THE STATE OF TEXAS, Appellee
On Appeal from the 262nd District Court
Harris County, Texas
Trial Court Cause No. 960581
MEMORANDUM OPINION
Appellant pleaded guilty to unauthorized use of a motor vehicle and, in accordance with the plea bargain agreement between appellant and the State, the trial court sentenced appellant to confinement for two years. A timely pro se notice of appeal was filed. We dismiss for lack of jurisdiction.
Rule 25.2(a) of the Texas Rules of Appellate Procedure provides that, in a plea-bargained case in which the punishment assessed does not exceed the plea agreement, a defendant may appeal only those matters that were raised by written motion filed and ruled on before trial, or after getting the trial court’s permission to appeal. Tex. R. App. P. 25.2(a)(2). Neither exception applies in this case.

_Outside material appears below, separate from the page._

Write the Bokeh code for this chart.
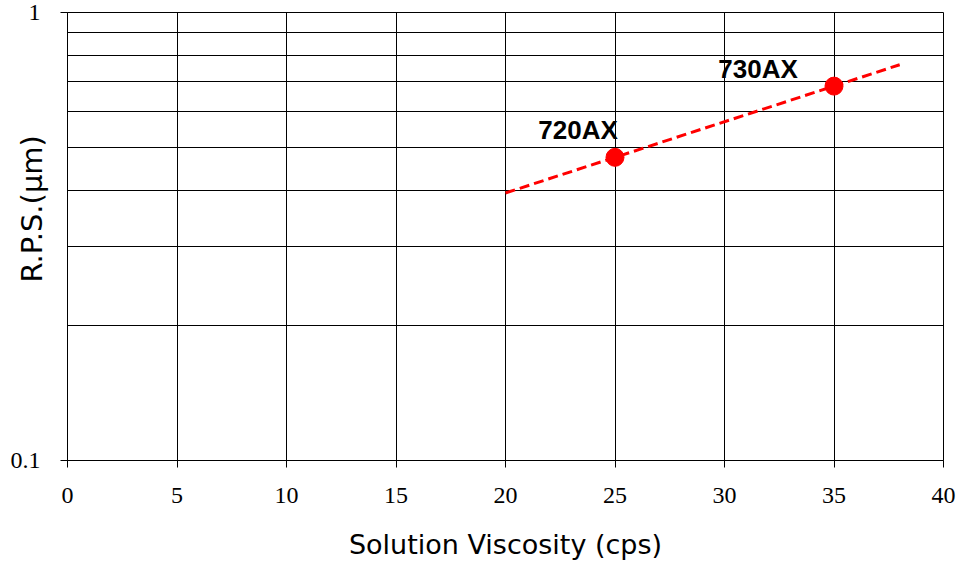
import numpy as np
from bokeh.plotting import figure
from bokeh.models import Range1d, FixedTicker, CustomJSTickFormatter, Label, ColumnDataSource
from bokeh.embed import file_html
from bokeh.resources import INLINE

# Measured resin grades: solution viscosity (cps) vs. R.P.S. (um)
grades = ["720AX", "730AX"]
viscosity = [25, 35]
rps = [0.475, 0.685]

# Trendline span along the viscosity axis
trend_x_span = [20, 38]

# Axis ticks
x_ticks = [0, 5, 10, 15, 20, 25, 30, 35, 40]
y_major = [0.1, 1]
y_minor = [0.2, 0.3, 0.4, 0.5, 0.6, 0.7, 0.8, 0.9]

# Exponential trendline fitted to the measured points
b, ln_a = np.polyfit(viscosity, np.log(rps), 1)
trend_x = np.array(trend_x_span, dtype=float)
trend_y = np.exp(ln_a + b * trend_x)

p = figure(
    frame_width=876, frame_height=448,
    min_border_left=67, min_border_right=13, min_border_top=12, min_border_bottom=103,
    x_range=Range1d(0, 40), y_range=Range1d(0.1, 1), y_axis_type="log",
    output_backend="svg", toolbar_location=None,
    background_fill_color="white", border_fill_color="white",
)
p.outline_line_color = "black"
p.outline_line_width = 1

# X axis
p.xaxis.ticker = FixedTicker(ticks=x_ticks)
p.xaxis.axis_line_color = "black"
p.xaxis.major_tick_out = 7
p.xaxis.major_tick_in = 0
p.xaxis.minor_tick_out = 0
p.xaxis.minor_tick_in = 0
p.xaxis.major_tick_line_color = "black"
p.xaxis.major_label_text_font = "Liberation Serif"
p.xaxis.major_label_text_font_size = "24px"
p.xaxis.major_label_text_color = "black"
p.xaxis.major_label_standoff = 20
p.xaxis.axis_label = "Solution Viscosity (cps)"
p.xaxis.axis_label_text_font = "DejaVu Sans"
p.xaxis.axis_label_text_font_style = "normal"
p.xaxis.axis_label_text_font_size = "27px"
p.xaxis.axis_label_text_color = "black"
p.xaxis.axis_label_standoff = 23

# Y axis (log); the title is lifted above the frame centre by leading no-break spaces
p.yaxis.ticker = FixedTicker(ticks=y_major, minor_ticks=y_minor)
p.yaxis.formatter = CustomJSTickFormatter(code="return tick.toString();")
p.yaxis.axis_line_color = "black"
p.yaxis.major_tick_out = 7
p.yaxis.major_tick_in = 0
p.yaxis.minor_tick_out = 0
p.yaxis.minor_tick_in = 0
p.yaxis.major_tick_line_color = "black"
p.yaxis.major_label_text_font = "Liberation Serif"
p.yaxis.major_label_text_font_size = "24px"
p.yaxis.major_label_text_color = "black"
p.yaxis.major_label_standoff = 20
p.yaxis.axis_label = "\u00a0" * 6 + "R.P.S.(\u03bcm)"
p.yaxis.axis_label_text_font = "DejaVu Sans"
p.yaxis.axis_label_text_font_style = "normal"
p.yaxis.axis_label_text_font_size = "29px"
p.yaxis.axis_label_text_color = "black"
p.yaxis.axis_label_standoff = -41

# Grid
p.xgrid.ticker = FixedTicker(ticks=x_ticks)
p.xgrid.grid_line_color = "black"
p.xgrid.grid_line_width = 1
p.ygrid.grid_line_color = "black"
p.ygrid.minor_grid_line_color = "black"
p.ygrid.grid_line_width = 1
p.ygrid.minor_grid_line_width = 1

# Trendline and points
p.line(trend_x, trend_y, line_color="#ff0000", line_width=3, line_dash="10 5")
src = ColumnDataSource(dict(x=viscosity, y=rps, name=grades))
p.scatter("x", "y", source=src, size=18, marker="circle",
          fill_color="#ff0000", line_color="#ff0000")

# Grade labels
label_dx = [-37, -76]
label_dy = [27, 17]
for gx, gy, name, dx, dy in zip(viscosity, rps, grades, label_dx, label_dy):
    p.add_layout(Label(x=gx, y=gy, text=name, x_offset=dx, y_offset=dy,
                       text_align="center", text_baseline="alphabetic",
                       text_font="Liberation Sans", text_font_style="bold",
                       text_font_size="26px", text_color="black"))

open("out.html", "w").write(file_html(p, INLINE))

In addition, appellant waived his right to appeal in the plea papers. See Buck v. State, 45 S.W.3d 275, 278 (Tex. App.—Houston [1st Dist.] 2001, no pet.). The trial court’s certification of defendant’s right to appeal states that appellant waived the right to appeal. The certification was signed by appellant and his counsel. We must dismiss an appeal unless the record includes a certification that shows the appellant has the right of appeal. See Tex. R. App. P. 25.2(d).
Accordingly, we dismiss the appeal for lack of jurisdiction.
PER CURIAM
Panel consists of Justices Hedges, Alcala, and Hanks.
Do not publish. Tex. R. App. P. 47.2(b).